### Do this
Exactly and only the lines from the one containing "Recreate this image as a Python" through the one containing "start_angle = -32" belong in your copy. Pictures do not.

### Entries
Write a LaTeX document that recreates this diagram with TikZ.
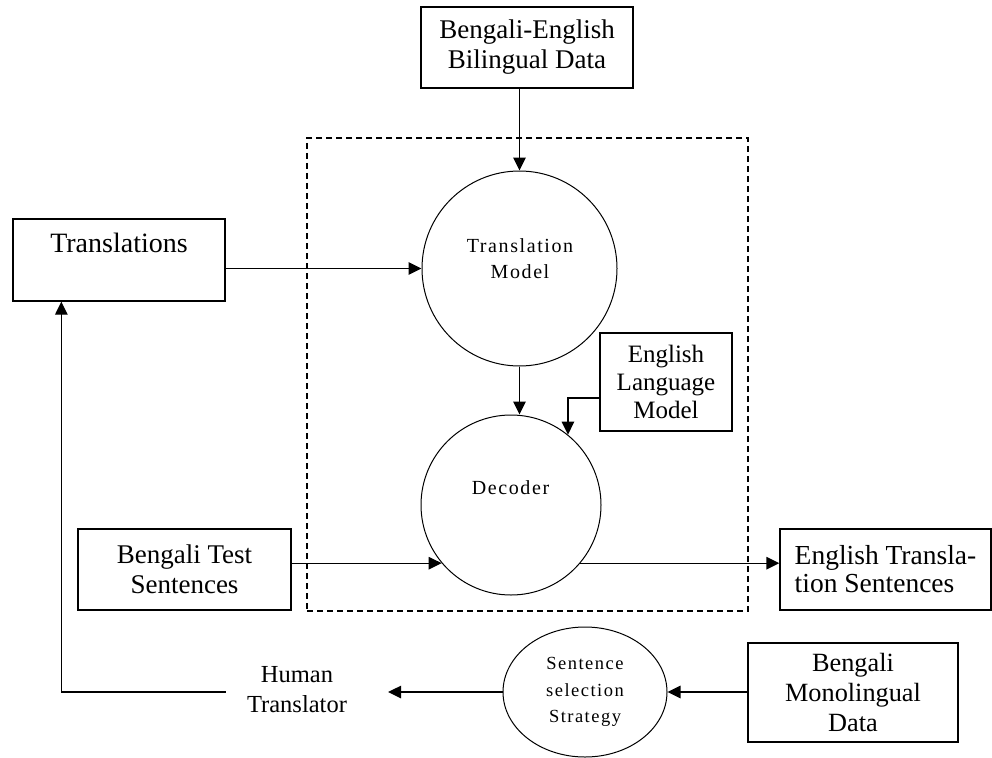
\documentclass[tikz,border=0pt]{standalone}
\usepackage{fontspec}
\setmainfont{Liberation Serif}
\newfontfamily\spacedserif[LetterSpace=8]{Liberation Serif}
\usetikzlibrary{arrows.meta,shapes.geometric}

\tikzset{
  box/.style={draw, line width=1.3pt, rectangle, inner sep=0pt, align=center,
              font=\fontsize{27}{30}\selectfont},
  bubble/.style={draw, line width=1pt, circle, inner sep=0pt},
  oval/.style={draw, line width=1pt, ellipse, inner sep=0pt, align=center,
               font=\spacedserif\fontsize{18.5}{26.5}\selectfont},
  bigtext/.style={inner sep=0pt, align=center, font=\fontsize{27}{30}\selectfont},
  smalltext/.style={inner sep=0pt, align=center, font=\spacedserif\fontsize{20}{26}\selectfont},
  frame/.style={draw, line width=1.1pt, dash pattern=on 6pt off 4pt, inner sep=0pt},
  arr/.style={line width=1.3pt, -{Triangle[length=13pt,width=12.5pt]}},
  wire/.style={line width=1.3pt}
}

\begin{document}
\begin{tikzpicture}[x=1pt,y=-1pt]
\useasboundingbox (0,0) rectangle (992,757);

% dashed frame around the translation engine
\node[frame, minimum width=441pt, minimum height=473pt] (engine) at (527.5,374.5) {};

% boxes
\node[box, minimum width=212pt, minimum height=81pt] (be) at (527,47.5)
  {Bengali-English\\Bilingual Data};
\node[box, minimum width=212pt, minimum height=82pt] (tr) at (119,260) {};
\node[bigtext, font=\fontsize{28}{30}\selectfont] (trtext) at (119,243) {Translations};
\node[box, minimum width=132pt, minimum height=98pt, font=\fontsize{25}{28}\selectfont]
  (elm) at (666,382) {English\\Language\\Model};
\node[box, minimum width=213pt, minimum height=81pt] (bts) at (184.5,569.5)
  {Bengali Test\\Sentences};
\node[box, minimum width=211pt, minimum height=81pt, inner xsep=12pt, align=left,
      font=\fontsize{27.5}{28}\selectfont] (ets) at (885.5,569.5)
  {English Transla-\\tion Sentences};
\node[box, minimum width=210pt, minimum height=99pt, font=\fontsize{26.3}{30}\selectfont]
  (bmd) at (853,692.5) {Bengali\\Monolingual\\Data};

% circles
\node[bubble, minimum size=195pt] (tm) at (519.5,268.5) {};
\node[smalltext] (tmtext) at (520,259) {Translation\\Model};
\node[bubble, minimum size=180pt] (dec) at (511,505) {};
\node[smalltext] (dectext) at (510.5,488) {Decoder};
\node[oval, minimum width=164pt, minimum height=130pt] (ssel) at (585,692)
  {Sentence\\selection\\Strategy};

% free label
\node[bigtext, font=\fontsize{24.5}{30}\selectfont] (ht) at (297,690)
  {Human\\Translator};

% connectors
\draw[arr] (tm.north |- be.south) -- (tm.north);
\draw[arr] (tm.west -| tr.east) -- (tm.west);
\draw[arr] (tm.south) -- (tm.south |- dec.north);
\draw[arr] ([yshift=-16pt]elm.west) -| (dec.51);
\draw[arr] (dec.220 -| bts.east) -- (dec.220);
\draw[arr] (dec.-40) -- (dec.-40 -| ets.west);
\draw[arr] (bmd.west |- ssel.east) -- (ssel.east);
\draw[arr] (ssel.west) -- ([xshift=41pt]ht.east |- ssel.west);
\draw[arr] ([xshift=-21pt]ht.west |- ssel.west) -| ([xshift=49pt]tr.south west);
\end{tikzpicture}
\end{document}
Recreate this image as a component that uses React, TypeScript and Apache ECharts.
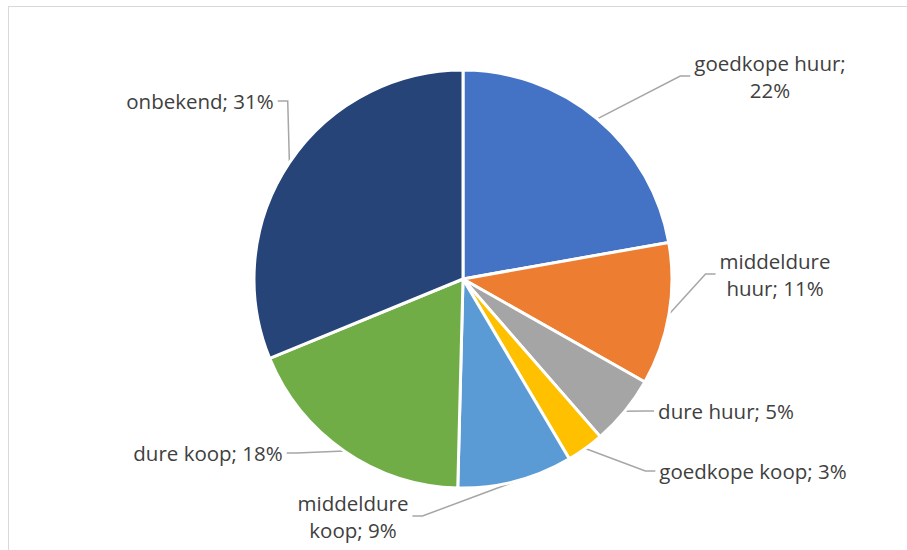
import React, { useEffect, useRef } from "react";
import * as echarts from "echarts";

const categories = [
  "goedkope huur",
  "middeldure huur",
  "dure huur",
  "goedkope koop",
  "middeldure koop",
  "dure koop",
  "onbekend",
];
const values = [22.2, 11.0, 5.4, 2.9, 8.9, 18.4, 31.2];
// labels that Excel wraps onto two lines, and where the break goes
const wrapAfterName = [true, false, false, false, false, false, false];
const wrapInsideName = [false, true, false, false, true, false, false];

const colors = ["#4472C4", "#ED7D31", "#A5A5A5", "#FFC000", "#5B9BD5", "#70AD47", "#264478"];

// label block centres (x, y) in chart pixels
const labelPos: [number, number][] = [
  [770, 76],
  [775, 274],
  [726, 411],
  [753, 471],
  [353, 516],
  [208, 453],
  [200, 101],
];

export default function App() {
  const ref = useRef<HTMLDivElement>(null);
  useEffect(() => {
    if (!ref.current) return;
    const chart = echarts.init(ref.current, null, { renderer: "svg" });
    const data = categories.map((name, i) => ({
      name,
      value: values[i],
      itemStyle: { color: colors[i] },
    }));
    chart.setOption({
      animation: false,
      series: [
        {
          type: "pie",
          center: [463, 279],
          radius: 209,
          startAngle: 90,
          clockwise: true,
          avoidLabelOverlap: false,
          itemStyle: { borderColor: "#ffffff", borderWidth: 3 },
          label: {
            show: true,
            position: "outside",
            color: "#404040",
            fontFamily: "Open Sans",
            fontSize: 20.5,
            lineHeight: 27,
            align: "center",
            padding: [0, 4],
            formatter: (p: any) => {
              const i = p.dataIndex;
              const pct = Math.round(p.percent) + "%";
              let name = p.name as string;
              if (wrapInsideName[i]) {
                const parts = name.split(" ");
                return parts[0] + "\n" + parts.slice(1).join(" ") + "; " + pct;
              }
              if (wrapAfterName[i]) return name + ";\n" + pct;
              return name + "; " + pct;
            },
          },
          labelLine: {
            show: true,
            length: 20,
            length2: 10,
            lineStyle: { color: "#A6A6A6", width: 1.5 },
          },
          labelLayout: (p: any) => {
            const pos = labelPos[p.dataIndex];
            return { x: pos[0], y: pos[1], align: "center", verticalAlign: "middle" };
          },
          emphasis: { disabled: true },
          data,
        },
      ],
    });
    return () => chart.dispose();
  }, []);
  return (
    <div
      style={{
        position: "absolute",
        left: 0,
        top: 0,
        width: 907,
        height: 550,
        overflow: "hidden",
        background: "#ffffff",
      }}
    >
      <div
        style={{
          position: "absolute",
          left: 8,
          top: 6,
          width: 1200,
          height: 1200,
          border: "1px solid #D9D9D9",
          boxSizing: "border-box",
        }}
      />
      <div ref={ref} style={{ position: "absolute", left: 0, top: 0, width: 907, height: 550 }} />
    </div>
  );
}
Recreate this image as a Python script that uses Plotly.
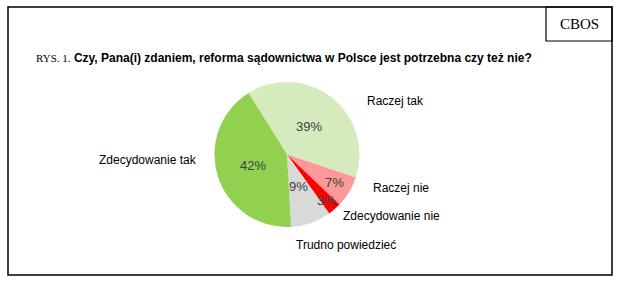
import math
import plotly.graph_objects as go

categories = ["Raczej tak", "Raczej nie", "Zdecydowanie nie", "Trudno powiedzieć", "Zdecydowanie tak"]
values = [39, 7, 3, 9, 42]
colors = ["#D5EBBE", "#FF9999", "#FF0000", "#D9D9D9", "#92D050"]
# radial position of each percentage label, as a fraction of the radius (style)
label_radius = [0.49, 0.76, 0.84, 0.47, 0.49]

W, H = 622, 285

def px(x):
    return x / W

def py(y):
    return 1 - y / H

cx, cy, r = 287, 154.5, 72.5
start_angle = -32  # degrees, clockwise from 12 o'clock

fig = go.Figure(go.Pie(
    labels=categories,
    values=values,
    sort=False,
    direction="clockwise",
    rotation=start_angle,
    marker=dict(colors=colors, line=dict(width=0)),
    textinfo="none",
    showlegend=False,
    hoverinfo="label+percent",
    domain=dict(x=[px(cx - r), px(cx + r)], y=[py(cy + r), py(cy - r)]),
))

annotations = []

# percentage labels placed inside slices, derived from the values
total = sum(values)
acc = 0
for v, f in zip(values, label_radius):
    mid = start_angle + (acc + v / 2) / total * 360
    acc += v
    a = math.radians(mid)
    x = cx + f * r * math.sin(a)
    y = cy - f * r * math.cos(a)
    annotations.append(dict(
        x=px(x), y=py(y), xref="paper", yref="paper", showarrow=False,
        xanchor="center", yanchor="middle", text=f"{round(v / total * 100)}%",
        font=dict(family="Liberation Sans, Arial", size=13, color="#404040"),
    ))

label_pos = {
    "Raczej tak": (395, 101),
    "Zdecydowanie tak": (148, 160),
    "Raczej nie": (401, 188),
    "Zdecydowanie nie": (391, 216),
    "Trudno powiedzieć": (346, 245),
}
for name, (x, y) in label_pos.items():
    annotations.append(dict(
        x=px(x), y=py(y), xref="paper", yref="paper", text=name, showarrow=False,
        xanchor="center", yanchor="middle",
        font=dict(family="Liberation Sans, Arial", size=12, color="#000000"),
    ))

annotations.append(dict(
    x=px(34), y=py(58), xref="paper", yref="paper", showarrow=False,
    xanchor="left", yanchor="middle",
    text="<span style='font-family:Liberation Serif;font-size:11px'>RYS. 1.</span> <b>Czy, Pana(i) zdaniem, reforma sądownictwa w Polsce jest potrzebna czy też nie?</b>",
    font=dict(family="Liberation Sans, Arial", size=12, color="#000000"),
))
annotations.append(dict(
    x=px(579), y=py(24), xref="paper", yref="paper", showarrow=False,
    xanchor="center", yanchor="middle", text="CBOS",
    font=dict(family="Liberation Serif, Times New Roman", size=15, color="#000000"),
))

shapes = [
    dict(type="rect", xref="paper", yref="paper", x0=px(8), x1=px(612), y0=py(275), y1=py(7),
         line=dict(color="black", width=1.5)),
    dict(type="rect", xref="paper", yref="paper", x0=px(546), x1=px(612), y0=py(41), y1=py(7),
         line=dict(color="black", width=1.2)),
]

fig.update_layout(
    width=W, height=H,
    margin=dict(l=0, r=0, t=0, b=0),
    paper_bgcolor="white", plot_bgcolor="white",
    annotations=annotations, shapes=shapes,
)

fig.write_html("out.html")
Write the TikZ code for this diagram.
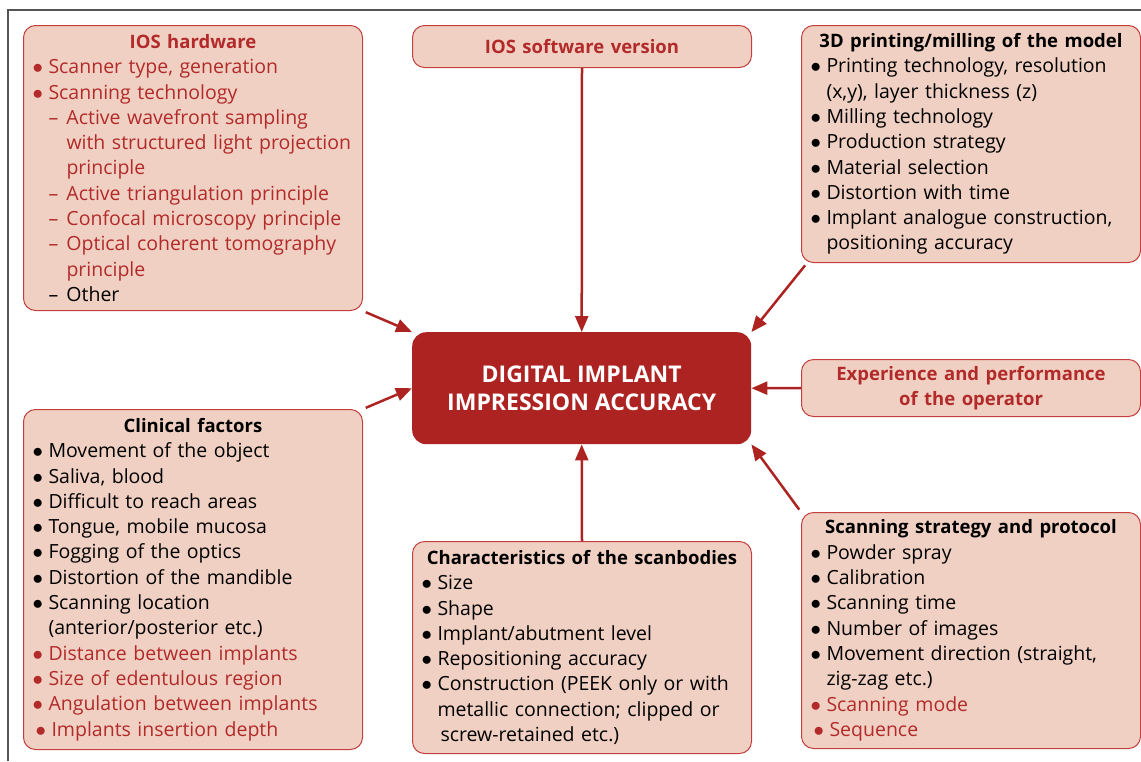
\documentclass[tikz,border=0pt]{standalone}
\usepackage{fontspec}
\setmainfont{Open Sans}
\usepackage{tikz}
\usetikzlibrary{arrows.meta}
\definecolor{boxfill}{HTML}{F0D0C2}
\definecolor{boxline}{HTML}{C4403E}
\definecolor{iosred}{HTML}{B22A2A}
\definecolor{darkred}{HTML}{AD2322}
\definecolor{framegray}{HTML}{555555}
\newcommand{\hd}{\fontsize{18.5}{25.3}\selectfont\bfseries}
\newcommand{\ttl}[1]{{\centering\hd #1\par}}
\newcommand{\itm}[2][0pt]{\par\noindent\hangindent=16pt\hangafter=1\hspace*{#1}\makebox[16pt][l]{$\bullet$}#2}
\newcommand{\subitm}[1]{\par\noindent\hangindent=34pt\hangafter=1\hspace*{16pt}\makebox[18pt][l]{\textendash}#1}
\tikzset{
	factor/.style={draw=boxline,fill=boxfill,line width=1pt,rounded corners=12pt,anchor=north west,inner xsep=9pt,inner ysep=0pt,text width=321pt,align=left,font=\fontsize{19.5}{25.3}\selectfont},
	core/.style={fill=darkred,rounded corners=14pt,anchor=north west,minimum width=339pt,minimum height=112pt,align=center,text=white,font=\fontsize{23}{28.5}\selectfont\bfseries},
	link/.style={draw=darkred,line width=2.5pt,-{Triangle[length=16pt,width=13pt]}}
}

\begin{document}
\begin{tikzpicture}[x=1pt,y=-1pt]
	\useasboundingbox (0,0) rectangle (1141,761);
	\draw[framegray,line width=1.5pt] (8,761) -- (8,10) -- (1141,10);
	\node[core] (acc) at (412,332) {DIGITAL IMPLANT\\IMPRESSION ACCURACY};
	\node[factor,text=iosred,minimum height=285pt] (hw) at (23,25) {\ttl{IOS hardware}\itm{Scanner type, generation}\itm{Scanning technology}\subitm{Active wavefront sampling\newline with structured light projection\newline principle}\subitm{Active triangulation principle}\subitm{Confocal microscopy principle}\subitm{Optical coherent tomography\newline principle}\par\color{black}\subitm{Other}\par};
	\node[factor,text=iosred,align=center,minimum height=42pt] (sw) at (412,25) {\hd IOS software version};
	\node[factor,minimum height=237pt] (print) at (801,25) {\ttl{3D printing/milling of the model}\itm{Printing technology, resolution\newline (x,y), layer thickness (z)}\itm{Milling technology}\itm{Production strategy}\itm{Material selection}\itm{Distortion with time}\itm{Implant analogue construction,\newline positioning accuracy}\par};
	\node[factor,text=iosred,align=center,minimum height=57pt] (oper) at (801,359) {\hd Experience and performance\\\hd of the operator};
	\node[factor,minimum height=340pt] (clin) at (23,409) {\ttl{Clinical factors}\itm{Movement of the object}\itm{Saliva, blood}\itm{Difficult to reach areas}\itm{Tongue, mobile mucosa}\itm{Fogging of the optics}\itm{Distortion of the mandible}\itm{Scanning location\newline (anterior/posterior etc.)}\par\color{iosred}\itm{Distance between implants}\itm{Size of edentulous region}\itm{Angulation between implants}\itm[3pt]{Implants insertion depth}\par};
	\node[factor,minimum height=212pt] (scb) at (412,541) {\ttl{Characteristics of the scanbodies}\itm{Size}\itm{Shape}\itm{Implant/abutment level}\itm{Repositioning accuracy}\itm{Construction (PEEK only or with\newline metallic connection; clipped or\newline \hspace*{3pt}screw-retained etc.)}\par};
	\node[factor,minimum height=236pt] (strat) at (801,512) {\ttl{Scanning strategy and protocol}\itm{Powder spray}\itm{Calibration}\itm{Scanning time}\itm{Number of images}\itm{Movement direction (straight,\newline zig-zag etc.)}\par\color{iosred}\itm{Scanning mode}\itm[3pt]{Sequence}\par};
	\draw[link,shorten <=3pt] (hw.south east) -- (acc.north west);
	\draw[link] (sw.south) -- (acc.north);
	\draw[link,shorten <=3pt] ([xshift=6pt]print.south west) -- (acc.north east);
	\draw[link] (oper.west) -- (acc.east);
	\draw[link,shorten <=3pt] (strat.north west) -- (acc.south east);
	\draw[link] (scb.north) -- (acc.south);
	\draw[link,shorten <=3pt] (clin.north east) -- (acc.west);
\end{tikzpicture}
\end{document}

### Worked solution
Recreate this image as a Python script that uses Plotly.
import math
import plotly.graph_objects as go

categories = ["Raczej tak", "Raczej nie", "Zdecydowanie nie", "Trudno powiedzieć", "Zdecydowanie tak"]
values = [39, 7, 3, 9, 42]
colors = ["#D5EBBE", "#FF9999", "#FF0000", "#D9D9D9", "#92D050"]
# radial position of each percentage label, as a fraction of the radius (style)
label_radius = [0.49, 0.76, 0.84, 0.47, 0.49]

W, H = 622, 285

def px(x):
    return x / W

def py(y):
    return 1 - y / H

cx, cy, r = 287, 154.5, 72.5
start_angle = -32  # degrees, clockwise from 12 o'clock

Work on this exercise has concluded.